Mostly, this year God has revealed to me how great the gift of Christ truly is in my life.  He has shown me my own brokenness and sinfulness, my disgrace.  He's shown me His redemption and the power of Jesus Christ.  He has shown me the sacrifice that He has made because of His great love for me.  He has given me new life.  He has shown me the power, might, mercy, love, grace, joy, faithfulness, sovereignty, strength, wisdom, peace, kindness, goodness, gentleness, patience, and perfection that define His character.  He's taught me to trust Him more than I trust myself, taught me that His way is perfect and that His plan for my life is ever surprising and greater than I can even imagine.  He has taught me of His unconditional love and grace, of His heart for me.  I am so incredibly, amazingly, unbelievably blessed!

This season as I reflect, I realize that my cup runnth over with blessing.  I am blessed more than words can say!  And I thank God for that!  Words simply cannot adequately express my gratitude.

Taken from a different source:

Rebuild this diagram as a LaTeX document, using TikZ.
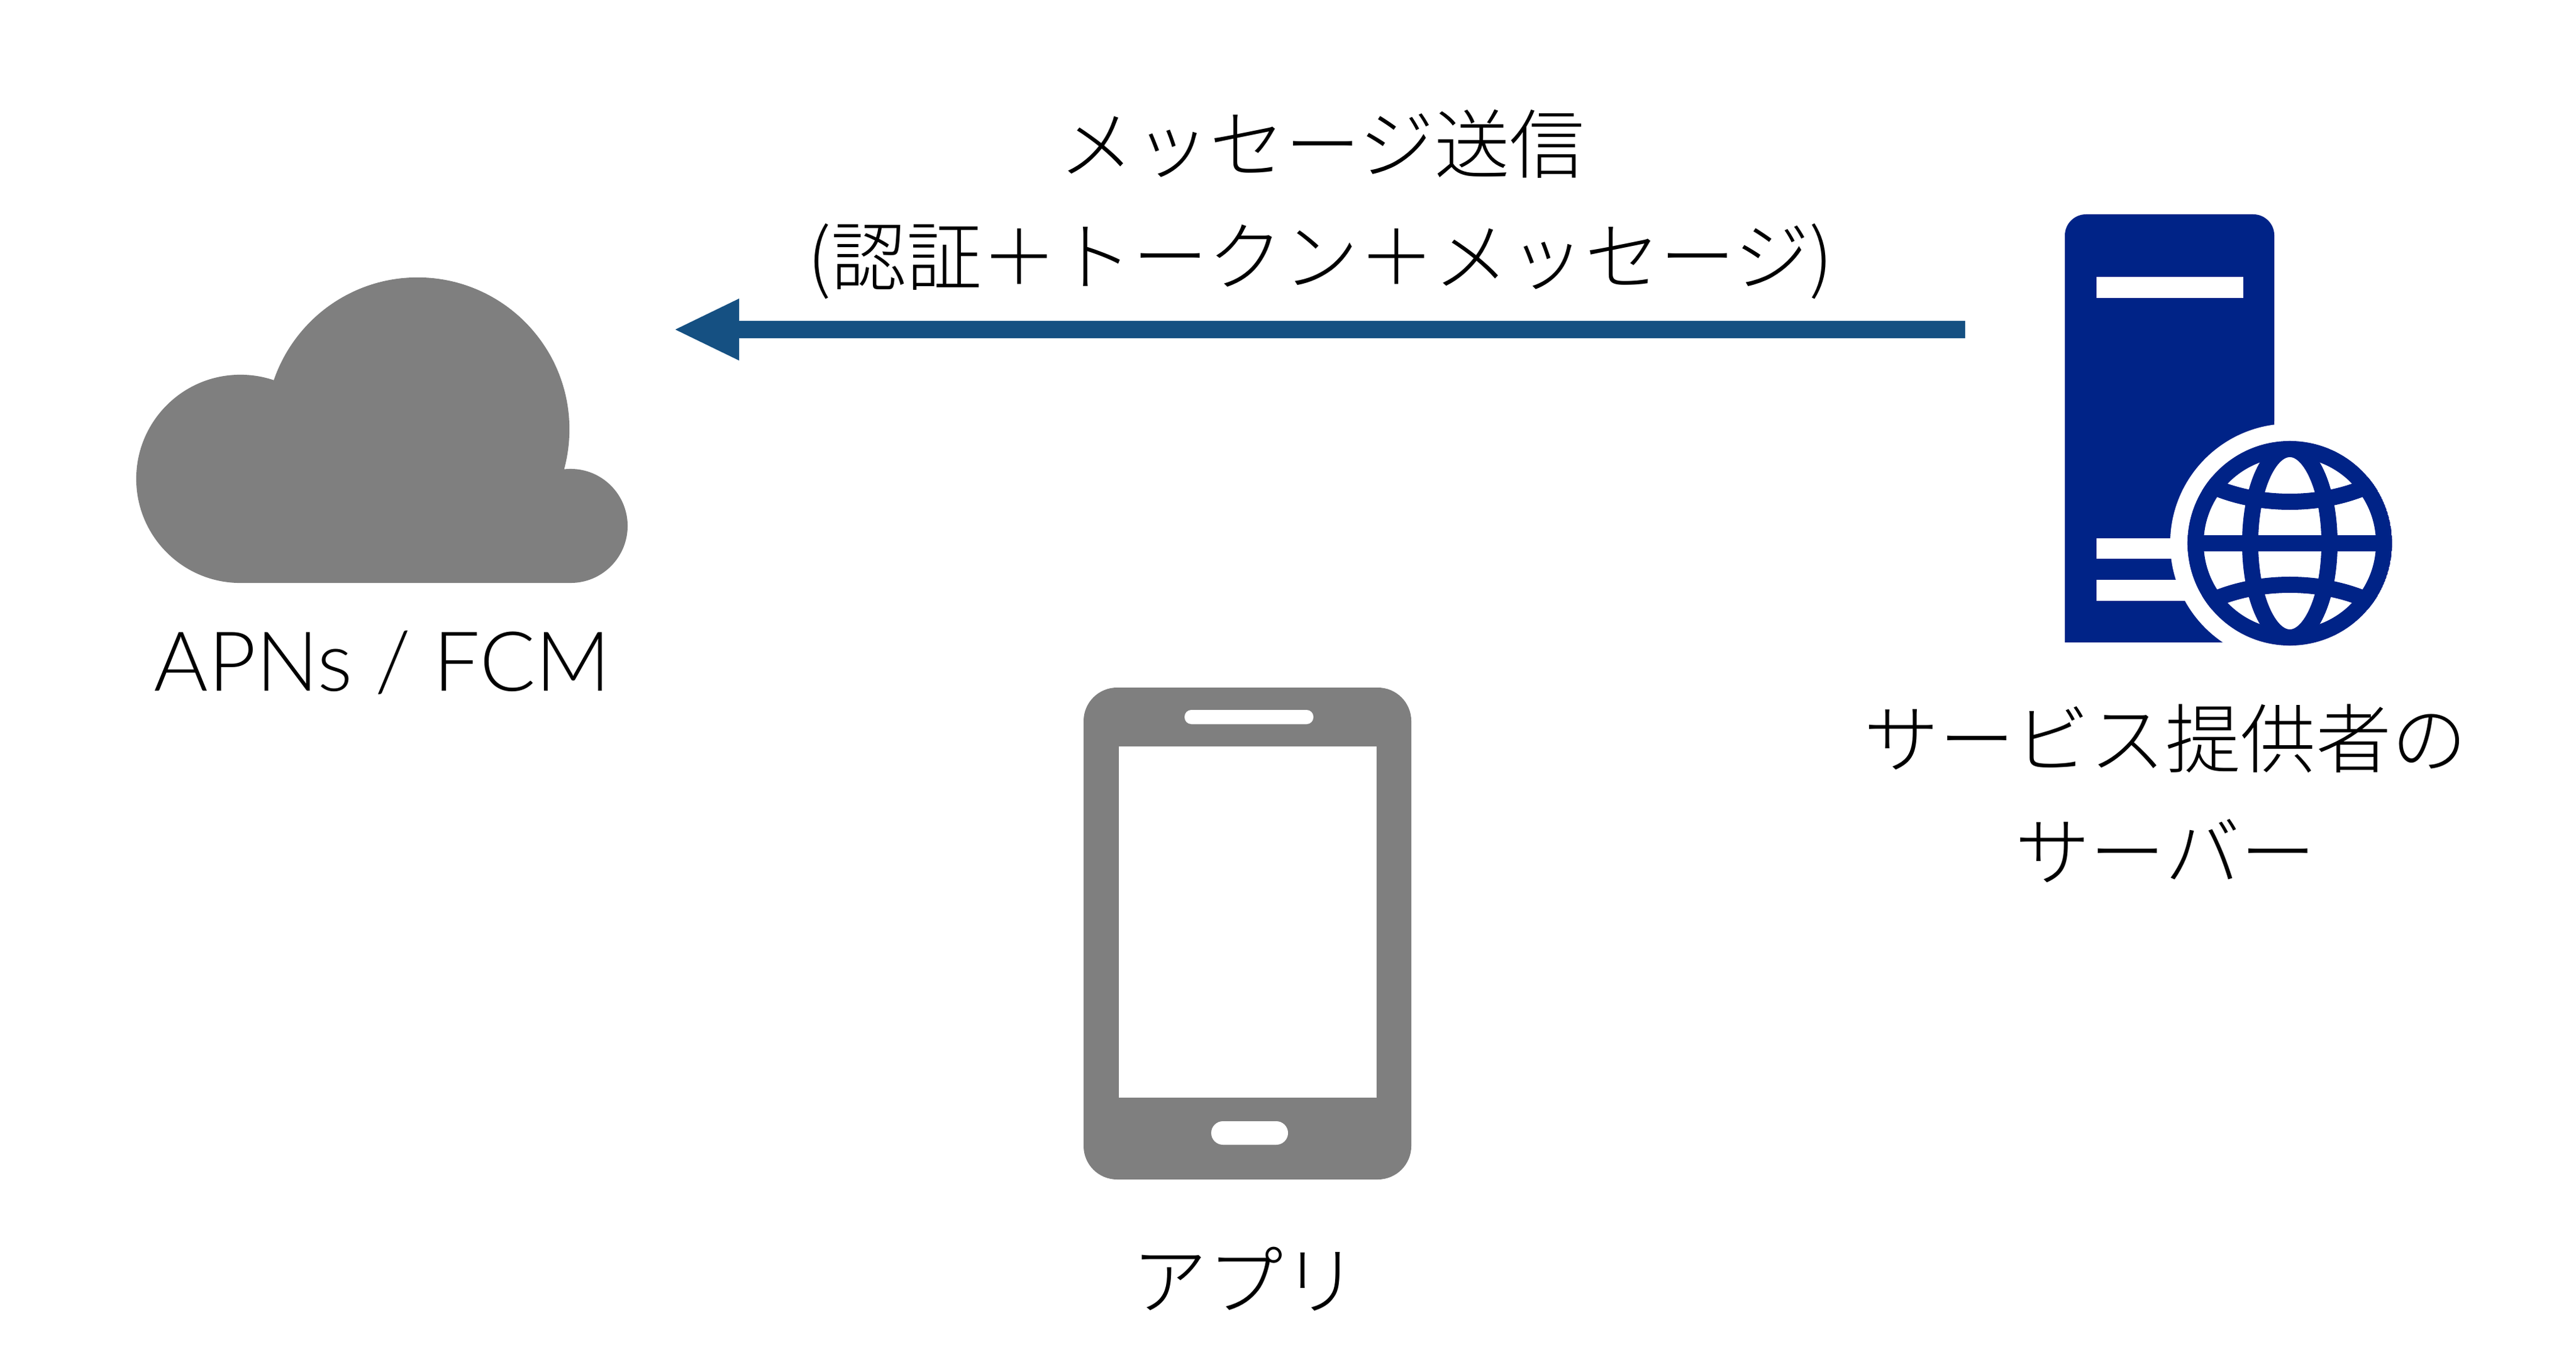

And so this Christmas season, I pray that God would open your eyes to His abundant blessing.  I pray that He will slam in your face His perfect provision and plan.  I pray that you would know how high and deep and wide and long His love is for YOU.  I pray that you would come to know Christ abundantly.  I pray that you would seek Him above all else.  I pray that you would come to know that goodness of our LORD and King.  Have a very merry Christmas everyone!